**Do this**
Skip the pictures. Set down, word for word, the lines from the start of the material up to and including the line with "edgecolor=edge_color, linewidth=1.0)".

**Given information**
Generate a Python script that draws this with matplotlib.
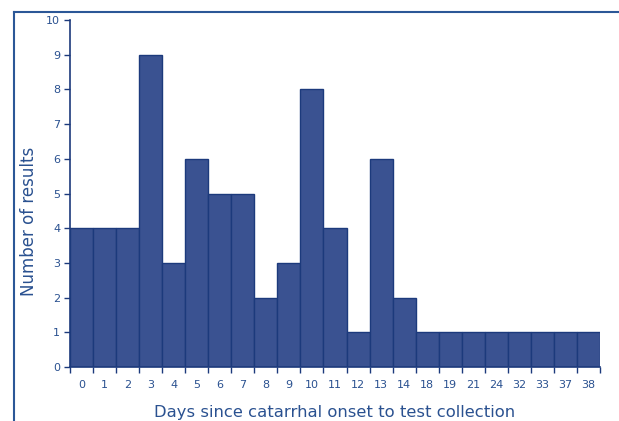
import numpy as np
import matplotlib.pyplot as plt
from matplotlib.lines import Line2D

# days since catarrhal onset and number of results
days = ['0', '1', '2', '3', '4', '5', '6', '7', '8', '9', '10', '11', '12',
        '13', '14', '18', '19', '21', '24', '32', '33', '37', '38']
counts = [4, 4, 4, 9, 3, 6, 5, 5, 2, 3, 8, 4, 1, 6, 2, 1, 1, 1, 1, 1, 1, 1, 1]

bar_color = '#3a5291'
edge_color = '#1c3a7c'
text_color = '#2a5190'

fig = plt.figure(figsize=(6.19, 4.21), dpi=100)
ax = fig.add_axes([70 / 619, 54 / 421, 530 / 619, 347 / 421])

x = np.arange(len(days))
ax.bar(x, counts, width=1.0, align='edge', color=bar_color,
       edgecolor=edge_color, linewidth=1.0)

ax.set_xlim(0, len(days))
ax.set_ylim(0, 10)

# ticks at bar boundaries, labels at bar centres
ax.set_xticks(np.arange(len(days) + 1))
ax.set_xticklabels([])
ax.set_xticks(x + 0.5, minor=True)
ax.set_xticklabels(days, minor=True)
ax.tick_params(axis='x', which='major', direction='out', length=4,
               color=edge_color, width=1)
ax.tick_params(axis='x', which='minor', length=0, pad=9,
               labelsize=8, labelcolor=text_color)
ax.set_yticks(range(0, 11))
ax.tick_params(axis='y', direction='out', length=4, color=edge_color,
               width=1, labelsize=8, labelcolor=text_color, pad=3)

for side in ['top', 'right']:
    ax.spines[side].set_visible(False)
for side in ['left', 'bottom']:
    ax.spines[side].set_color(edge_color)
    ax.spines[side].set_linewidth(1.2)

ax.set_ylabel('Number of results', fontsize=12, color=text_color)
ax.yaxis.set_label_coords(-0.06, 0.42)
ax.set_xlabel('Days since catarrhal onset to test collection', fontsize=11.8,
              color=text_color, labelpad=11)

# outer frame (cut at right and bottom edges)
fx, fy = 13.5 / 619, 1 - 11.5 / 421
fig.add_artist(Line2D([fx, fx], [0, fy], transform=fig.transFigure,
                      color='#2b5797', linewidth=1.5))
fig.add_artist(Line2D([fx, 1], [fy, fy], transform=fig.transFigure,
                      color='#2b5797', linewidth=1.5))

fig.savefig('out.png', dpi=100)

**Expected answer**
Generate a Python script that draws this with matplotlib.
import numpy as np
import matplotlib.pyplot as plt
from matplotlib.lines import Line2D

# days since catarrhal onset and number of results
days = ['0', '1', '2', '3', '4', '5', '6', '7', '8', '9', '10', '11', '12',
        '13', '14', '18', '19', '21', '24', '32', '33', '37', '38']
counts = [4, 4, 4, 9, 3, 6, 5, 5, 2, 3, 8, 4, 1, 6, 2, 1, 1, 1, 1, 1, 1, 1, 1]

bar_color = '#3a5291'
edge_color = '#1c3a7c'
text_color = '#2a5190'

fig = plt.figure(figsize=(6.19, 4.21), dpi=100)
ax = fig.add_axes([70 / 619, 54 / 421, 530 / 619, 347 / 421])

x = np.arange(len(days))
ax.bar(x, counts, width=1.0, align='edge', color=bar_color,
       edgecolor=edge_color, linewidth=1.0)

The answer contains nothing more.